An EA spokesperson has told the ENDS that the 2025 classifications will be shared in the same way that they were in 2019 and previously, and “many sites will be used in both 2019 and 2025”.
They also said that monitoring is “risk based, targeted at areas and elements that are at the highest risk or where pressures are greatest” and so not all elements in all water bodies are tested in every classification round.
What about future changes to the WFD?
The recent update does not necessarily mean that future divergence from the EU WFD is not still in the pipeline.
DEFRA previously set out in the Plan for Water that it wants to “make sure a clear and robust framework underpins our whole management of the water system.”
This, a DEFRA spokesperson told ENDS, “will include a review of the implementation of the Water Environment Regulations 2017 whilst retaining our objective to restore 75% of water bodies to good ecological status.”
DEFRA confirmed that any future changes would be “fully consulted on in the usual way”.
What do stakeholders think?
Janina Gray, deputy chief executive of Wildfish, said: “The EA has confirmed that it will not be keeping to the same suite of monitoring sites for WFD 2025 as it has in previous years and they will no longer be producing national statistics- they will instead target local communications.
“These decisions will make WFD results less comparable and impossible for the public to track changes in the health of our nation's water bodies over time. The Defra blog yesterday confirmed ‘one out, all out’ will stay, which is vital to improving river ecology, but this must be accompanied by national transparency on the state of our rivers if the government is serious about stopping the rot.”

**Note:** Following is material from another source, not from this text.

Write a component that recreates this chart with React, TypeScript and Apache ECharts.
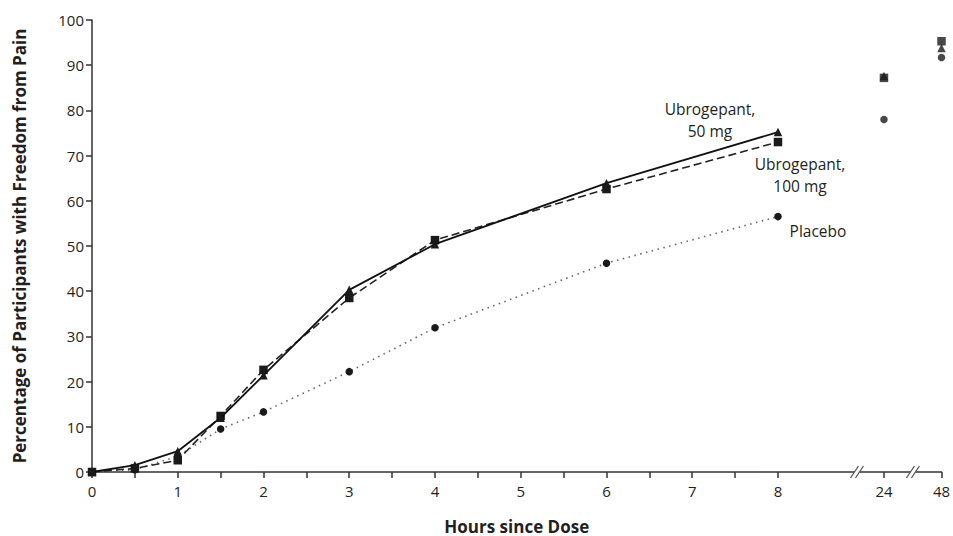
import React, { useEffect, useRef } from "react";
import * as echarts from "echarts";

// Data (hours since dose, % pain free)
const hours = [0, 0.5, 1, 1.5, 2, 3, 4, 6, 8];
const ubro50 = [0, 1.5, 4.6, 12, 21.4, 40.3, 50.4, 63.9, 75.2];
const ubro100 = [0, 0.8, 2.6, 12.4, 22.6, 38.5, 51.3, 62.6, 73];
const placebo = [0, 0.5, 3.5, 9.5, 13.3, 22.2, 31.9, 46.2, 56.5];

const lateHours = [24, 48];
const ubro50Late = [87.6, 93.8];
const ubro100Late = [87.2, 95.3];
const placeboLate = [78, 91.7];

const tickHours = [0, 0.5, 1, 1.5, 2, 2.5, 3, 3.5, 4, 4.5, 5, 5.5, 6, 6.5, 7, 7.5, 8, 24, 48];
const labelHours = [0, 1, 2, 3, 4, 5, 6, 7, 8, 24, 48];
const yTicks = [0, 10, 20, 30, 40, 50, 60, 70, 80, 90, 100];

// broken axis: positions on the axis for the late hours and the break marks
const brokenPos: Record<number, number> = { 24: 9.236, 48: 9.907 };
const breakMarks = [8.921, 9.574];
const pos = (h: number) => (h <= 8 ? h : brokenPos[h]);

const TEXT = "#231f20";
const FONT = "'Open Sans', 'Noto Sans', sans-serif";

export default function App() {
  const ref = useRef<HTMLDivElement>(null);
  useEffect(() => {
    if (!ref.current) return;
    const chart = echarts.init(ref.current, undefined, { renderer: "svg" });

    const lineData = (vals: number[], label?: any) =>
      hours.map((h, i) =>
        i === hours.length - 1 && label
          ? { value: [pos(h), vals[i]], label }
          : [pos(h), vals[i]]
      );
    const lateData = (vals: number[]) => lateHours.map((h, i) => [pos(h), vals[i]]);

    const annot = (text: string, offset: number[]) => ({
      show: true,
      position: "inside",
      formatter: text,
      offset,
      align: "center",
      verticalAlign: "middle",
      color: TEXT,
      fontFamily: FONT,
      fontSize: 15.5,
      lineHeight: 22,
    });

    chart.setOption({
      animation: false,
      textStyle: { fontFamily: FONT },
      grid: {
        left: 92,
        right: 11.5,
        top: 20,
        bottom: 64,
        containLabel: false,
        outerBoundsMode: "none",
      },
      xAxis: {
        type: "value",
        min: 0,
        max: brokenPos[48],
        splitLine: { show: false },
        axisLine: { lineStyle: { color: "#333", width: 1.5 } },
        axisTick: {
          show: true,
          length: 6,
          lineStyle: { color: "#333", width: 1.5 },
          customValues: tickHours.map(pos),
        },
        axisLabel: {
          customValues: labelHours.map(pos),
          formatter: (v: number) => {
            const i = labelHours.map(pos).findIndex((p) => Math.abs(p - v) < 1e-6);
            return i >= 0 ? String(labelHours[i]) : "";
          },
          color: TEXT,
          fontSize: 15,
          fontFamily: FONT,
          margin: 11,
        },
        name: "Hours since Dose",
        nameLocation: "middle",
        nameGap: 45,
        nameTextStyle: {
          color: TEXT,
          fontSize: 17,
          lineHeight: 18,
          fontWeight: "bold",
          fontFamily: FONT,
        },
      },
      yAxis: {
        type: "value",
        min: 0,
        max: 100,
        interval: 10,
        splitLine: { show: false },
        axisLine: { show: true, lineStyle: { color: "#333", width: 1.5 } },
        axisTick: { show: true, length: 6, lineStyle: { color: "#333", width: 1.5 } },
        axisLabel: {
          color: TEXT,
          fontSize: 15,
          fontFamily: FONT,
          margin: 8,
          customValues: yTicks,
        },
        name: "Percentage of Participants with Freedom from Pain",
        nameLocation: "middle",
        nameGap: 64,
        nameTextStyle: { color: TEXT, fontSize: 17, fontWeight: "bold", fontFamily: FONT },
      },
      series: [
        {
          name: "Placebo",
          type: "line",
          data: lineData(placebo, annot("Placebo", [40, 14])),
          symbol: "circle",
          symbolSize: 7.5,
          itemStyle: { color: "#1a1a1a" },
          lineStyle: { color: "#666", width: 1.6, type: [1.5, 4.5] },
          z: 2,
        },
        {
          name: "Ubrogepant, 100 mg",
          type: "line",
          data: lineData(ubro100, annot("Ubrogepant,\n100 mg", [22, 33])),
          symbol: "rect",
          symbolSize: 8.5,
          itemStyle: { color: "#1a1a1a" },
          lineStyle: { color: "#222", width: 1.6, type: [8, 4] },
          z: 3,
        },
        {
          name: "Ubrogepant, 50 mg",
          type: "line",
          data: lineData(ubro50, annot("Ubrogepant,\n50 mg", [-68, -12])),
          symbol: "triangle",
          symbolSize: 8.5,
          itemStyle: { color: "#1a1a1a" },
          lineStyle: { color: "#111", width: 1.8, type: "solid" },
          z: 4,
        },
        {
          type: "scatter",
          data: lateData(placeboLate),
          symbol: "circle",
          symbolSize: 7.5,
          itemStyle: { color: "#1a1a1a" },
          z: 2,
        },
        {
          type: "scatter",
          data: lateData(ubro50Late),
          symbol: "triangle",
          symbolSize: 8.5,
          itemStyle: { color: "#1a1a1a" },
          z: 3,
        },
        {
          type: "scatter",
          data: lateData(ubro100Late),
          symbol: "rect",
          symbolSize: 8.5,
          itemStyle: { color: "#1a1a1a" },
          z: 4,
        },
        {
          type: "custom",
          silent: true,
          clip: false,
          z: 10,
          data: breakMarks.map((b) => [b, 0]),
          renderItem: (params: any, api: any) => {
            const p = api.coord([api.value(0), 0]);
            const dx = 4;
            const dy = 6;
            const gap = 5;
            const x1 = p[0] - gap / 2;
            const x2 = p[0] + gap / 2;
            const cy = p[1];
            return {
              type: "group",
              children: [
                {
                  type: "polygon",
                  shape: {
                    points: [
                      [x1 - dx, cy + dy],
                      [x1 + dx, cy - dy],
                      [x2 + dx, cy - dy],
                      [x2 - dx, cy + dy],
                    ],
                  },
                  style: { fill: "#fff" },
                },
                {
                  type: "line",
                  shape: { x1: x1 - dx, y1: cy + dy, x2: x1 + dx, y2: cy - dy },
                  style: { stroke: "#555", lineWidth: 1.3 },
                },
                {
                  type: "line",
                  shape: { x1: x2 - dx, y1: cy + dy, x2: x2 + dx, y2: cy - dy },
                  style: { stroke: "#555", lineWidth: 1.3 },
                },
              ],
            };
          },
        },
      ],
    });
    return () => chart.dispose();
  }, []);

  return (
    <div
      ref={ref}
      style={{ position: "fixed", left: 0, top: 0, width: 953, height: 536, background: "#fff" }}
    />
  );
}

Campaigners have expressed concerns that environmental rollbacks, including on water quality testing, could be outlined in the King's Speech next week.
Founder and chairman of River Action UK, Charles Watson, has told ENDS that he is "deeply concerned and [has] a deep sense of dread about what the government is sending our way.”
He said he “has reason to believe” a new package on how the government will be assessing water quality can be expected in the King's Speech next week.
When asked about the concerns raised in the Guardian article about the future of the WFD, he said: "The reality is they have delayed publishing updated data on whether they are meeting environmental targets as long as they possibly can, both changing the goals and moving the goalposts.”
Ash Smith, founder of the Windrush Against Sewage Pollution (WASP) campaign group, said: “The idea of scrapping the European Water Framework Directive will be attractive to an agency that will then be able to distance itself from historical comparison, exclude itself from benchmarking with the rest of Europe, and effectively redefine today's bad results as good, not through improvement but by simply by creating a more favourable methodology; one which allows more failure and therefore reduces pressure on the polluter and the regulator - and of course, government.
“What other reason could there be to ditch something that works and has helped lead to the current public outcry against the sewage pollution crisis?””
An Environment Agency spokesperson said: “Improving water quality is one of our highest priorities. We work through plans established under the Water Environment Regulations to guide our permitting and enforcement. This work must be driven by a clear evidence base and we are working with partners to provide better information to enable this, including more real-time data.
“The next comprehensive update of classifications in all water bodies will be 2025. No significant changes to the classification methodology are planned – including changes to one-out all-out. Every single water body will receive a classification.”